GIVEN INSTRUCTION:
The lines to extract run from the first line of the material below to the line containing "hours = list(range(2, 120))", both included; leave the pictures behind.

SOURCE EXCERPT:
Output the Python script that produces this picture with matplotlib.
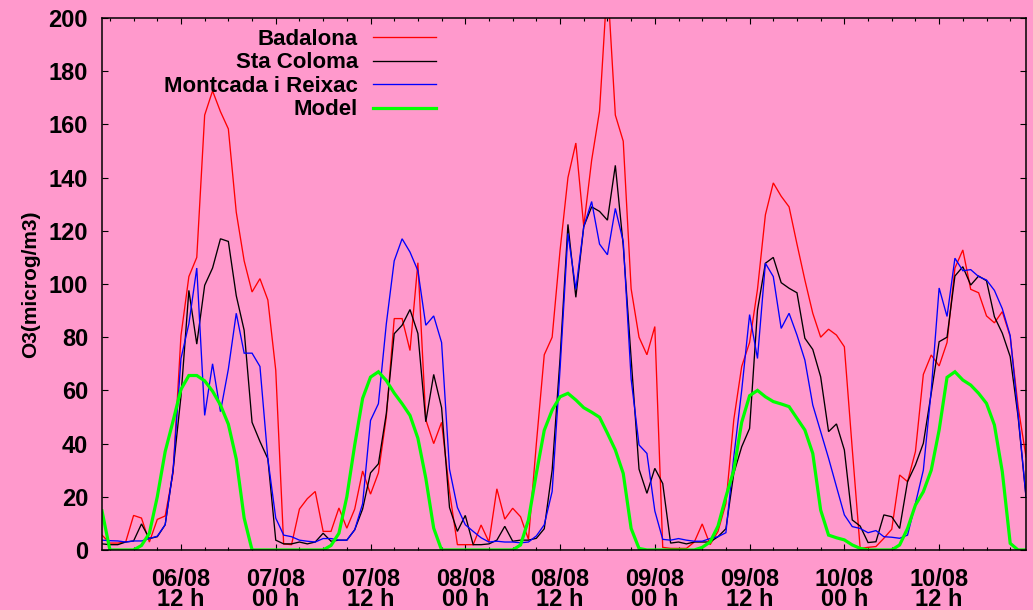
import matplotlib
matplotlib.use('Agg')
import matplotlib.pyplot as plt
from matplotlib.lines import Line2D
from matplotlib.ticker import MultipleLocator, FixedLocator

# hours since 06/08 00 h (hourly observations)
hours = list(range(2, 120))

badalona = [5.6, 2.6, 2.6, 3, 13, 12, 3, 11.5, 12.8, 29,
            80.6, 102.8, 110, 163.5, 172.6, 164.8, 158.3, 127, 108.7, 97,
            102, 94, 67.6, 2.3, 2, 15.4, 19.3, 22, 7, 7,
            15.8, 8.2, 15.4, 29.7, 21, 29, 50, 87, 87, 75,
            108, 49, 40, 48, 22, 2, 2, 2, 9.4, 3,
            23, 11.6, 15.7, 12.5, 4, 40, 73.4, 80, 112.6, 140,
            153, 121.7, 146.5, 165, 214, 163.5, 153.7, 98.2, 80, 73.4,
            84, 1, 0.6, 0.6, 0.6, 3, 9.8, 2, 7, 17.5,
            49, 69, 78, 98, 126, 138, 133, 129, 115, 101.5,
            89, 80, 83, 80.8, 76.4, 38, 0.6, 1, 1.3, 4.4,
            7.8, 28.2, 25.7, 37, 66, 73.3, 69.2, 78, 106, 112.8,
            98, 96.7, 88, 85.4, 89.6, 80.2, 53.9, 35]

sta_coloma = [2.3, 2, 2, 3, 3.4, 9.8, 4.3, 5, 9.5, 30,
              57.8, 97.6, 77.4, 99.5, 106, 117, 116, 95.6, 82.6, 48,
              40.8, 34.3, 3.7, 2.3, 2.3, 3, 2.3, 3, 6.3, 3.3,
              3.7, 3.7, 7.6, 15.4, 29, 32.4, 51.3, 81.3, 84.5, 90.4,
              81.4, 48.2, 66, 53.5, 16, 7, 13, 2, 2, 2.3,
              3.7, 8.9, 3.3, 3.7, 3.7, 4.4, 8, 30, 72, 122.4,
              95, 121.6, 129, 127.3, 124, 144.6, 114.5, 72, 30.4, 21.3,
              30.7, 25, 2.6, 3, 2.3, 3, 3, 3, 5, 8,
              28.8, 38.8, 45.7, 90.2, 107.8, 110, 100.5, 98.4, 96.7, 79.6,
              75.4, 65.1, 44.5, 47.4, 37.6, 11.3, 9, 2.8, 3.1, 13.2,
              12.5, 8.1, 25.7, 32, 40.1, 58.9, 78.3, 80, 103, 106.5,
              99.6, 103, 101.2, 87.7, 81.5, 72.7, 50.1, 20]

montcada = [3.7, 3.5, 3.4, 3, 3.4, 3.4, 4.3, 5.2, 9.5, 30,
            72, 85, 106, 50.6, 70, 52, 68, 89, 74, 74,
            69, 34.3, 12, 5.6, 5, 3.7, 3.3, 3, 4.3, 4.3,
            3.7, 3.7, 7.6, 17.4, 48.7, 55, 85, 108.7, 117, 112,
            105, 84.5, 88, 78, 30.4, 16, 9.5, 7, 4.6, 3,
            3.3, 3, 3, 2.7, 3, 5.3, 9.5, 22, 68, 119,
            98, 121.5, 131, 115, 111, 128.4, 116, 64.3, 39.5, 36.3,
            14.7, 4, 3.7, 4.3, 3.7, 3.3, 3.3, 4.3, 5, 6.5,
            35, 60, 88.5, 72, 107.8, 102.8, 83.3, 89, 80.8, 71.4,
            54.5, 44.5, 34.5, 23.8, 13.2, 8.8, 8.1, 6.5, 7.3, 5,
            4.8, 4.4, 5.6, 17.5, 30, 60, 98.5, 87.8, 109.7, 105,
            105.4, 102.8, 101.5, 97.6, 90.7, 80.6, 51, 20]

model = [14.7, 0, 0, 0, 0, 1.7, 6.3, 20, 37, 48.5,
         60.4, 65.6, 65.6, 63.6, 59.7, 54.5, 47.3, 34.2, 12, 0,
         0, 0, 0, 0, 0, 0, 0, 0, 0, 1.7,
         6.3, 20, 39.5, 57, 65, 67, 63.7, 59, 55, 50.6,
         42, 27, 8.2, 0, 0, 0, 0, 0, 0, 0,
         0, 0, 0, 1.9, 11.3, 28.8, 45, 52.6, 57.6, 58.9,
         56.4, 53.5, 51.8, 49.9, 43.9, 37.6, 28.8, 8.1, 0.6, 0,
         0, 0, 0, 0, 0, 0, 1, 3, 9, 20,
         30, 48, 58, 60, 57.6, 55.8, 54.9, 53.9, 49.5, 45.1,
         36.3, 15, 5.6, 4.6, 3.8, 1.9, 0.6, 0, 0, 0,
         0, 1.9, 8.1, 16.9, 21.9, 30, 45.1, 64.9, 67, 63.9,
         62, 58.9, 55.1, 47, 29.4, 2.5, 0, 0]

tick_hours = [12, 24, 36, 48, 60, 72, 84, 96, 108]
tick_labels = ['06/08\n12 h', '07/08\n00 h', '07/08\n12 h', '08/08\n00 h', '08/08\n12 h',
               '09/08\n00 h', '09/08\n12 h', '10/08\n00 h', '10/08\n12 h']

series_names = ['Badalona', 'Sta Coloma', 'Montcada i Reixac', 'Model']
series_colors = ['#ff0000', '#000000', '#0000ff', '#00ff00']
series_widths = [0.95, 0.95, 0.95, 2.3]

plt.rcParams['font.family'] = ['Liberation Sans', 'DejaVu Sans']

bg = '#ff99cc'
fig = plt.figure(figsize=(10.33, 6.10), dpi=100)
fig.patch.set_facecolor(bg)
ax = fig.add_axes([102 / 1033, 60 / 610, 924 / 1033, 532 / 610])
ax.set_facecolor(bg)

for data, c, w in zip([badalona, sta_coloma, montcada, model], series_colors, series_widths):
    ax.plot(hours, data, color=c, lw=w, solid_joinstyle='miter')

ax.set_xlim(2, 119)
ax.set_ylim(0, 200)

ax.xaxis.set_major_locator(FixedLocator(tick_hours))
ax.set_xticklabels(tick_labels)
ax.xaxis.set_minor_locator(MultipleLocator(3))
ax.yaxis.set_major_locator(MultipleLocator(20))

ax.tick_params(which='both', direction='in', top=True, right=True, width=0.8, colors='black')
ax.tick_params(which='major', length=4.5)
ax.tick_params(which='minor', length=2.3)
ax.tick_params(axis='x', which='major', pad=13, labelsize=17)
ax.tick_params(axis='y', which='major', pad=10, labelsize=17)
for lbl in ax.get_xticklabels():
    lbl.set_fontweight('bold')
    lbl.set_linespacing(0.85)
for lbl in ax.get_yticklabels():
    lbl.set_fontweight('bold')

for s in ax.spines.values():
    s.set_linewidth(1.1)

ax.set_ylabel('O3(microg/m3)', fontsize=15, fontweight='bold', labelpad=6)

# legend (gnuplot style: right-aligned text, sample line to the right)
y0 = 0.9643
dy = 0.0442
for i, (name, c, w) in enumerate(zip(series_names, series_colors, series_widths)):
    y = y0 - i * dy
    ax.text(0.277, y - 0.004, name, transform=ax.transAxes, ha='right', va='center',
            fontsize=16, fontweight='bold')
    ax.add_line(Line2D([0.2933, 0.3615], [y, y], transform=ax.transAxes, color=c, lw=w))

fig.savefig('out.png', dpi=100, facecolor=bg)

REPLY TO THE TASK:
Output the Python script that produces this picture with matplotlib.
import matplotlib
matplotlib.use('Agg')
import matplotlib.pyplot as plt
from matplotlib.lines import Line2D
from matplotlib.ticker import MultipleLocator, FixedLocator

# hours since 06/08 00 h (hourly observations)
hours = list(range(2, 120))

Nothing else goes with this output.